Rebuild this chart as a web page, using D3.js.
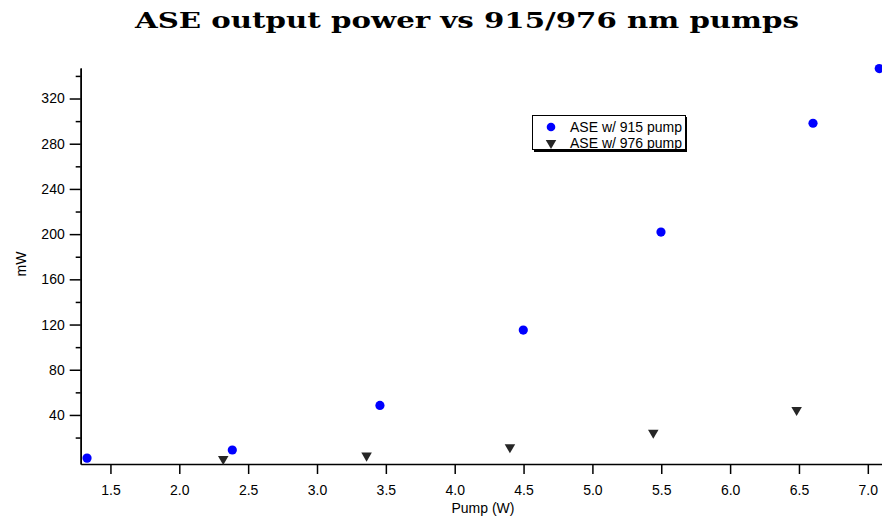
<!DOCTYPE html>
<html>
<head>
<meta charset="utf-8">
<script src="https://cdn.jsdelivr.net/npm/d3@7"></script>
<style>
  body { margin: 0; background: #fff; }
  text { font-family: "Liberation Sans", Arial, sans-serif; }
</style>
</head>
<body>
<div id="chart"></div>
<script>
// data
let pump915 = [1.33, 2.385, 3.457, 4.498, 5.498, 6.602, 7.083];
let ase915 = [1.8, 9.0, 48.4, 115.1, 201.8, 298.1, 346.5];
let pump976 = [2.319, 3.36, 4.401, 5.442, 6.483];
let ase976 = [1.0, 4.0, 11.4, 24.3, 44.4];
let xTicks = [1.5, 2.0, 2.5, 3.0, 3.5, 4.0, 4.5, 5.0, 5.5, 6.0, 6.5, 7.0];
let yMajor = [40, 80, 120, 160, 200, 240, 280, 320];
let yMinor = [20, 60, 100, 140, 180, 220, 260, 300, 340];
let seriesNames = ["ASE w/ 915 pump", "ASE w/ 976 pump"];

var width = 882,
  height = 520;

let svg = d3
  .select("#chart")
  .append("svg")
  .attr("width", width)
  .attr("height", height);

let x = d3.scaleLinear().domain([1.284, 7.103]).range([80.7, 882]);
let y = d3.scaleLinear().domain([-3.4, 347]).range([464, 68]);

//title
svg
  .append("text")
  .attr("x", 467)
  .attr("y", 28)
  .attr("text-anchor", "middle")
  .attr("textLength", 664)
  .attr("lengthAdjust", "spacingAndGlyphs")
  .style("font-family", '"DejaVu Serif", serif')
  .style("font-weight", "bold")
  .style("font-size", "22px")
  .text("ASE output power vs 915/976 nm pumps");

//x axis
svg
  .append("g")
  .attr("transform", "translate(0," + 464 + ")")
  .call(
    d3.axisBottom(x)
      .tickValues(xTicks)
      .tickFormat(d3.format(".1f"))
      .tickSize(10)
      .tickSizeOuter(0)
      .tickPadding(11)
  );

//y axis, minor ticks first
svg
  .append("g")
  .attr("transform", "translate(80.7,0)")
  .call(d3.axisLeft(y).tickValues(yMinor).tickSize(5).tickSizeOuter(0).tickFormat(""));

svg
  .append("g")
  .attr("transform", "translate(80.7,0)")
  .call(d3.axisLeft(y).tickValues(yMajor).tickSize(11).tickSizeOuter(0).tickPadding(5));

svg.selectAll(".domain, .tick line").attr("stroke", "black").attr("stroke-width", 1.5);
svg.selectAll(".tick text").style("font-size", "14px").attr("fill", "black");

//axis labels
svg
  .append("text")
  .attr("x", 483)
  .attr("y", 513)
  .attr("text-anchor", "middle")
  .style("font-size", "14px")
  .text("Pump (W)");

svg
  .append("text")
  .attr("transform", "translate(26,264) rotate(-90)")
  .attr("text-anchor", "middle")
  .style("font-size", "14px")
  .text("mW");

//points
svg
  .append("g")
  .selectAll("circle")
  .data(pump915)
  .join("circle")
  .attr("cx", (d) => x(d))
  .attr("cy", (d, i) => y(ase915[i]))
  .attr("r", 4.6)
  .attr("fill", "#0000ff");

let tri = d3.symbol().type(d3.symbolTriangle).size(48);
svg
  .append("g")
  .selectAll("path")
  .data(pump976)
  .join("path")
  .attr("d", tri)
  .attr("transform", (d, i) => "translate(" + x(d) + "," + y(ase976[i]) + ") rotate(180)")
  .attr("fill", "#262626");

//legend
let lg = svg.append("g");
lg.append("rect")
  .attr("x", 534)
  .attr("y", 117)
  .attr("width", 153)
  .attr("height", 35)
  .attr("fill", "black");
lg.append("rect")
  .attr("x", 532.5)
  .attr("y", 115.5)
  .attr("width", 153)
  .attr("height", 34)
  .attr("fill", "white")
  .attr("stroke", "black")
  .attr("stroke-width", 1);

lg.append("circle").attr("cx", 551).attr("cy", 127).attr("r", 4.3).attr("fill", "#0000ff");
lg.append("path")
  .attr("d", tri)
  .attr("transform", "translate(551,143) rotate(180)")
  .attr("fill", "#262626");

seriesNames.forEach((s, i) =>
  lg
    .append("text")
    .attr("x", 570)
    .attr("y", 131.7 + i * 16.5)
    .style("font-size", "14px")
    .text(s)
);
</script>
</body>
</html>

◆ To do
Pick out each line above that includes "chart" and show it.

◆ Exercise result
Rebuild this chart as a web page, using D3.js.
<div id="chart"></div>
  .select("#chart")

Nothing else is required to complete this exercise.